##### Data lines #####
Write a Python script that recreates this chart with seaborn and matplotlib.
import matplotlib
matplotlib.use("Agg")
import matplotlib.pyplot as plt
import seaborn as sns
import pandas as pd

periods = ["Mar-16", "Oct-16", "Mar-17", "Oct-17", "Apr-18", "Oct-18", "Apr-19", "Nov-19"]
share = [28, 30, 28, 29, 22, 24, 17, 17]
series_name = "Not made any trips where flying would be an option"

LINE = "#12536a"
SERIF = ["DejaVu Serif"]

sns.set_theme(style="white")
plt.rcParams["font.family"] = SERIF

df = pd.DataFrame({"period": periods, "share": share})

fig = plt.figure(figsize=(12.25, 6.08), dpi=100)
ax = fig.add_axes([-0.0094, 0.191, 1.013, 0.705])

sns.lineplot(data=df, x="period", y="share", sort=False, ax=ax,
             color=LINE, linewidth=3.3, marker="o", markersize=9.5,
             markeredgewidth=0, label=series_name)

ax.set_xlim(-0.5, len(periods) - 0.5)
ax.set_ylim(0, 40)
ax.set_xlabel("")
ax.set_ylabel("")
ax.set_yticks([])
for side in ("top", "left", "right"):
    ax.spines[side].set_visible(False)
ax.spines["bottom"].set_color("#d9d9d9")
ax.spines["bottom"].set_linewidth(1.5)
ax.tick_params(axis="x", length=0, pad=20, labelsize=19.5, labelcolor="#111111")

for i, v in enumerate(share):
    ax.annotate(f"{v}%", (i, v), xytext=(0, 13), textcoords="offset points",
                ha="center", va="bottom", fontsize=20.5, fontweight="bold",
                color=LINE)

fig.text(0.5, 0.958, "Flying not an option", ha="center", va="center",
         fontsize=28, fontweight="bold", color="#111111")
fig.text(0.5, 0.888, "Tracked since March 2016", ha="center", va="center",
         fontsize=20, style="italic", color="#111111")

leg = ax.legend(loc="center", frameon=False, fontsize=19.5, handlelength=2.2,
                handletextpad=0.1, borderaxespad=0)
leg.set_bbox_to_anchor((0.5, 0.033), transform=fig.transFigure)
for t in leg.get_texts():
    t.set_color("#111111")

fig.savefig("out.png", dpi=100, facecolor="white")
#####
_Stated goal_:
Write the entire listing out again, word for word.

_Worked solution_:
Write a Python script that recreates this chart with seaborn and matplotlib.
import matplotlib
matplotlib.use("Agg")
import matplotlib.pyplot as plt
import seaborn as sns
import pandas as pd

periods = ["Mar-16", "Oct-16", "Mar-17", "Oct-17", "Apr-18", "Oct-18", "Apr-19", "Nov-19"]
share = [28, 30, 28, 29, 22, 24, 17, 17]
series_name = "Not made any trips where flying would be an option"

LINE = "#12536a"
SERIF = ["DejaVu Serif"]

sns.set_theme(style="white")
plt.rcParams["font.family"] = SERIF

df = pd.DataFrame({"period": periods, "share": share})

fig = plt.figure(figsize=(12.25, 6.08), dpi=100)
ax = fig.add_axes([-0.0094, 0.191, 1.013, 0.705])

sns.lineplot(data=df, x="period", y="share", sort=False, ax=ax,
             color=LINE, linewidth=3.3, marker="o", markersize=9.5,
             markeredgewidth=0, label=series_name)

ax.set_xlim(-0.5, len(periods) - 0.5)
ax.set_ylim(0, 40)
ax.set_xlabel("")
ax.set_ylabel("")
ax.set_yticks([])
for side in ("top", "left", "right"):
    ax.spines[side].set_visible(False)
ax.spines["bottom"].set_color("#d9d9d9")
ax.spines["bottom"].set_linewidth(1.5)
ax.tick_params(axis="x", length=0, pad=20, labelsize=19.5, labelcolor="#111111")

for i, v in enumerate(share):
    ax.annotate(f"{v}%", (i, v), xytext=(0, 13), textcoords="offset points",
                ha="center", va="bottom", fontsize=20.5, fontweight="bold",
                color=LINE)

fig.text(0.5, 0.958, "Flying not an option", ha="center", va="center",
         fontsize=28, fontweight="bold", color="#111111")
fig.text(0.5, 0.888, "Tracked since March 2016", ha="center", va="center",
         fontsize=20, style="italic", color="#111111")

leg = ax.legend(loc="center", frameon=False, fontsize=19.5, handlelength=2.2,
                handletextpad=0.1, borderaxespad=0)
leg.set_bbox_to_anchor((0.5, 0.033), transform=fig.transFigure)
for t in leg.get_texts():
    t.set_color("#111111")

fig.savefig("out.png", dpi=100, facecolor="white")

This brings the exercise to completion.